Occhio anche ai paragoni con i reality dove è vero che c’è il trionfo della stupidità dell’ignoranza e dell’apparenza, ma è una stupidità differente.
In Giappone è causata dalla regressione verso uno stato d’infanzia (e giochi come Parodius hanno proprio quello stile), nei nostri reality la matrice è quasi sempre l’ignoranza.
x Flare
sì a volte è un problema di diritti, nel senso che non si mettono d’accordo con i publisher europei ma molto spesso proprio non interessa.
Questo vale anche per i manga per esempio.

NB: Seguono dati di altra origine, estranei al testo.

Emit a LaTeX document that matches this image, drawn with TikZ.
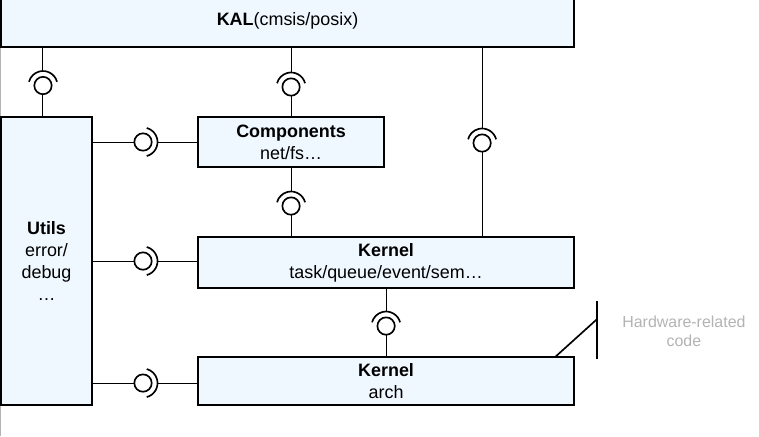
\documentclass[tikz,border=0pt]{standalone}
\usepackage{fontspec}
\setmainfont{Liberation Sans}
\usetikzlibrary{positioning, calc}
\definecolor{boxblue}{HTML}{F0F8FF}
\definecolor{hwgray}{HTML}{B3B3B3}

\begin{document}
\begin{tikzpicture}[
    block/.style={rectangle, draw, line width=1.5pt, fill=boxblue, outer sep=0pt, inner sep=0pt, align=center, font=\fontsize{13.5}{16.5}\selectfont},
    ball/.style={circle, draw, line width=1.25pt, minimum size=0.46cm, inner sep=0pt, outer sep=0pt},
    socket/.style={line width=1.25pt},
    link/.style={line width=0.75pt},
    hwline/.style={line width=1.25pt}
]
\useasboundingbox (0,0) rectangle (20.08,-11.536);
\draw[hwgray, line width=0.75pt] (0,0) -- (0,-11.536);

% Blocks
\node[block, minimum width=15.16cm, minimum height=1.376cm, anchor=north west] (kal) at (0.0265,0.132) {\textbf{KAL}(cmsis/posix)};
\node[block, minimum width=2.408cm, minimum height=7.62cm, below=1.852cm of kal.south west, anchor=north west] (utils) {\textbf{Utils}\\error/\\debug\\…};
\node[block, minimum width=4.921cm, minimum height=1.323cm, right=2.805cm of utils.north east, anchor=north west] (components) {\textbf{Components}\\net/fs…};
\node[block, minimum width=9.949cm, minimum height=1.349cm, below=1.852cm of components.south west, anchor=north west] (kernel) {\textbf{Kernel}\\task/queue/event/sem…};
\node[block, minimum width=9.949cm, minimum height=1.27cm, below=1.826cm of kernel.south west, anchor=north west] (arch) {\textbf{Kernel}\\arch};

% Interfaces
\node[ball] (b1) at ([shift={(1.111,-1.019)}]kal.south west) {};
\node[ball] (b2) at ([yshift=0.794cm]components.north) {};
\node[ball] (b3) at ([shift={(-2.434,2.487)}]kernel.north east) {};
\node[ball] (b4) at ([yshift=-1.032cm]components.south) {};
\node[ball] (b5) at ([shift={(1.349,-0.661)}]utils.north east) {};
\node[ball] (b6) at ([xshift=1.349cm]utils.east) {};
\node[ball] (b7) at ([shift={(1.349,0.582)}]utils.south east) {};
\node[ball] (b8) at ([yshift=0.82cm]arch.north) {};

\foreach \b/\a in {b1/90, b2/90, b3/90, b4/90, b8/90, b5/0, b6/0, b7/0} {
    \draw[socket] (\b.center) ++(\a-75:0.384) arc[start angle=\a-75, delta angle=150, radius=0.384];
    \path (\b.center) ++(\a:0.384) coordinate (\b s);
}

% Connectors
\draw[link] (kal.south -| b1) -- (b1s);
\draw[link] (b1) -- (utils.north -| b1);
\draw[link] (kal.south -| b2) -- (b2s);
\draw[link] (b2) -- (components.north);
\draw[link] (kal.south -| b3) -- (b3s);
\draw[link] (b3) -- (kernel.north -| b3);
\draw[link] (components.south) -- (b4s);
\draw[link] (b4) -- (kernel.north -| b4);
\draw[link] (utils.east |- b5) -- (b5);
\draw[link] (b5s) -- (components.west |- b5);
\draw[link] (utils.east |- b6) -- (b6);
\draw[link] (b6s) -- (kernel.west |- b6);
\draw[link] (utils.east |- b7) -- (b7);
\draw[link] (b7s) -- (arch.west |- b7);
\draw[link] (kernel.south) -- (b8s);
\draw[link] (b8) -- (arch.north);

% Hardware note
\coordinate (hwfoot) at ([xshift=-0.503cm]arch.north east);
\coordinate (hwtop) at ([shift={(0.609,1.482)}]arch.north east);
\coordinate (hwbottom) at ([shift={(0.609,-0.053)}]arch.north east);
\coordinate (hwjoin) at ([shift={(0.609,1.005)}]arch.north east);
\draw[hwline] (hwtop) -- (hwbottom);
\draw[hwline] (hwfoot) -- (hwjoin);
\node[right=0.66cm of hwjoin, yshift=-0.325cm, align=center, inner sep=0pt, text=hwgray, font=\fontsize{12}{14.25}\selectfont] (hwnote) {Hardware-related\\code};

\end{tikzpicture}
\end{document}
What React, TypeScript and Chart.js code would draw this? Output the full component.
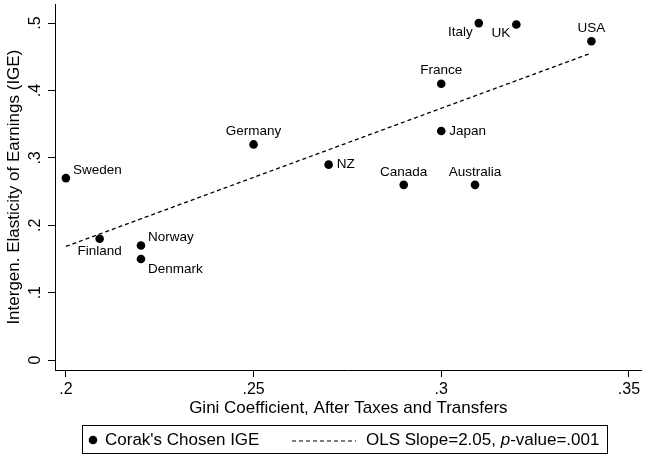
import React, { useEffect, useRef } from "react";
import { Chart, registerables } from "chart.js";

Chart.register(...registerables);

// Countries and their Gini coefficient (after taxes and transfers) and IGE
const countries = [
  "Sweden", "Finland", "Norway", "Denmark", "Germany", "NZ", "Canada",
  "Australia", "Japan", "France", "Italy", "UK", "USA",
];
const gini = [0.2, 0.209, 0.22, 0.22, 0.25, 0.27, 0.29, 0.309, 0.3, 0.3, 0.31, 0.32, 0.34];
const ige = [0.27, 0.18, 0.17, 0.15, 0.32, 0.29, 0.26, 0.26, 0.34, 0.41, 0.5, 0.498, 0.473];

// OLS fit over the observed Gini range
const olsSlope = 2.05;
const olsIntercept = -0.2414;
const fitRange = [0.2, 0.34];

const xTicks = [0.2, 0.25, 0.3, 0.35];
const yTicks = [0, 0.1, 0.2, 0.3, 0.4, 0.5];

// Marker label positions, clock style (3 = right, 12 = above, ...)
const labelClock: Record<string, number> = {
  Sweden: 2, Finland: 6, Norway: 2, Denmark: 4, Germany: 12, NZ: 3, Canada: 12,
  Australia: 12, Japan: 3, France: 12, Italy: 8, UK: 8, USA: 12,
};

const FONT = "'Liberation Sans', Arial, Helvetica, sans-serif";

const fmt = (v: number) => {
  if (v === 0) return "0";
  return String(Number(v.toFixed(3))).replace(/^0/, "");
};

const overlay = {
  id: "overlay",
  afterDraw(chart: any) {
    const ctx = chart.ctx as CanvasRenderingContext2D;
    const xs = chart.scales.x;
    const ys = chart.scales.y;
    ctx.save();
    ctx.fillStyle = "#000";

    // y tick labels, rotated
    ctx.font = `16px ${FONT}`;
    ctx.textAlign = "center";
    ctx.textBaseline = "middle";
    yTicks.forEach((v) => {
      const py = ys.getPixelForValue(v);
      ctx.save();
      ctx.translate(36, py);
      ctx.rotate(-Math.PI / 2);
      ctx.fillText(fmt(v), 0, 0);
      ctx.restore();
    });

    // axis titles
    ctx.font = `17px ${FONT}`;
    ctx.save();
    ctx.translate(14, (chart.chartArea.top + chart.chartArea.bottom) / 2);
    ctx.rotate(-Math.PI / 2);
    ctx.fillText("Intergen. Elasticity of Earnings (IGE)", 0, 0);
    ctx.restore();
    ctx.fillText("Gini Coefficient, After Taxes and Transfers", (chart.chartArea.left + chart.chartArea.right) / 2, 408);

    // marker labels
    ctx.font = `13.5px ${FONT}`;
    countries.forEach((name, i) => {
      const px = xs.getPixelForValue(gini[i]);
      const py = ys.getPixelForValue(ige[i]);
      const clock = labelClock[name];
      let tx = px, ty = py;
      if (clock === 3) { ctx.textAlign = "left"; tx = px + 8; ty = py; }
      else if (clock === 2) { ctx.textAlign = "left"; tx = px + 7; ty = py - 8; }
      else if (clock === 4) { ctx.textAlign = "left"; tx = px + 7; ty = py + 10; }
      else if (clock === 12) { ctx.textAlign = "center"; ty = py - 13; }
      else if (clock === 6) { ctx.textAlign = "center"; ty = py + 13; }
      else if (clock === 8) { ctx.textAlign = "right"; tx = px - 6; ty = py + 9; }
      ctx.fillText(name, tx, ty);
    });

    // legend
    const cy = 440;
    ctx.font = `17px ${FONT}`;
    ctx.textAlign = "left";
    ctx.beginPath();
    ctx.arc(93, cy, 4.3, 0, Math.PI * 2);
    ctx.fill();
    ctx.fillText("Corak's Chosen IGE", 105, cy);
    ctx.strokeStyle = "#000";
    ctx.beginPath();
    ctx.setLineDash([4, 3]);
    ctx.lineWidth = 1.2;
    ctx.moveTo(292, cy + 1);
    ctx.lineTo(356, cy + 1);
    ctx.stroke();
    ctx.setLineDash([]);
    let tx = 366;
    const part1 = "OLS Slope=2.05, ";
    ctx.fillText(part1, tx, cy);
    tx += ctx.measureText(part1).width;
    ctx.font = `italic 17px ${FONT}`;
    ctx.fillText("p", tx, cy);
    tx += ctx.measureText("p").width;
    ctx.font = `17px ${FONT}`;
    ctx.fillText("-value=.001", tx, cy);
    tx += ctx.measureText("-value=.001").width;
    ctx.lineWidth = 1;
    const lx = 82.5, ly = 425.5;
    ctx.strokeRect(lx, ly, Math.round(tx + 8) - lx + 0.5, 28);
    ctx.restore();
  },
};

export default function App() {
  const ref = useRef<HTMLCanvasElement>(null);
  useEffect(() => {
    if (!ref.current) return;
    const points = gini.map((g, i) => ({ x: g, y: ige[i] }));
    const fit = fitRange.map((g) => ({ x: g, y: olsIntercept + olsSlope * g }));
    const chart = new Chart(ref.current, {
      type: "scatter",
      data: {
        datasets: [
          {
            label: "Corak's Chosen IGE",
            data: points,
            pointRadius: 4.3,
            pointBackgroundColor: "#000",
            pointBorderColor: "#000",
            pointBorderWidth: 0,
          },
          {
            label: "OLS",
            type: "line",
            data: fit,
            borderColor: "#000",
            borderWidth: 1.3,
            borderDash: [4, 3],
            pointRadius: 0,
            fill: false,
          } as any,
        ],
      },
      options: {
        animation: false,
        responsive: false,
        layout: { padding: 0 },
        plugins: { legend: { display: false }, tooltip: { enabled: false } },
        scales: {
          x: {
            type: "linear",
            min: 0.1971,
            max: 0.3534,
            afterFit: (s: any) => { s.height = 85; },
            afterBuildTicks: (s: any) => { s.ticks = xTicks.map((v) => ({ value: v })); },
            grid: { display: true, drawOnChartArea: false, drawTicks: true, tickLength: 7, color: "#000", lineWidth: 1 },
            border: { display: true, color: "#000", width: 1 },
            ticks: {
              color: "#000",
              font: { family: FONT, size: 16 },
              padding: 3,
              maxRotation: 0,
              callback: (v: any) => fmt(Number(v)),
            },
          },
          y: {
            type: "linear",
            min: -0.0147,
            max: 0.5279,
            afterFit: (s: any) => { s.width = 55; },
            afterBuildTicks: (s: any) => { s.ticks = yTicks.map((v) => ({ value: v })); },
            grid: { display: true, drawOnChartArea: false, drawTicks: true, tickLength: 7, color: "#000", lineWidth: 1 },
            border: { display: true, color: "#000", width: 1 },
            ticks: { display: false },
          },
        },
      },
      plugins: [overlay],
    });
    return () => chart.destroy();
  }, []);
  return (
    <div style={{ position: "fixed", left: 0, top: 0, width: 646, height: 455, background: "#fff" }}>
      <canvas ref={ref} width={646} height={455} style={{ width: 646, height: 455 }} />
    </div>
  );
}
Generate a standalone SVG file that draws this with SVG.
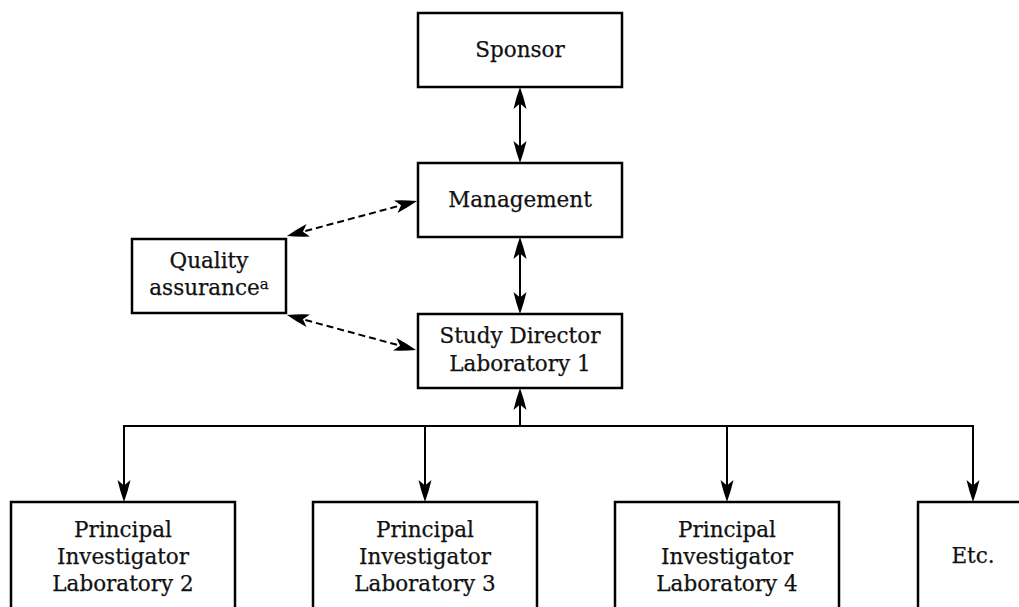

Da noi hanno sfondato chessò Dragonball, Kenshiro, Evangelion ma in Giappone i fenomeni di culto sono tantissimi.
Poi ci sono veri e propri interi generi che non sono proponibili perché assolutamente “nippofili”, come i giochi di Pachinko o la stragrande maggioranza dei J-RPG.
Ovviamente nel grosso dell’insieme di giochi non esportati finiscono per trovarsi anche titoli di assoluto spessore; non mi riferisco al solo Parodius (che comunque ai tempi su SFC prese una media di 90 circa sulle riviste specializzate), ma tanti altri, sia del filone mecha che picchiaduro, per esempio.
Anche se la differente matrice culturale è spesso la causa di mancati porting, per lo più il fenomeno è legato a così tanti fattori (economici, sociali…) che semplicemente la politica delle software house appare a noi/me incomprensibile.
Vedi il “caso Einhander”, uno dei migliori sparatutto per PSX, e non solo, mai giunto in Europa.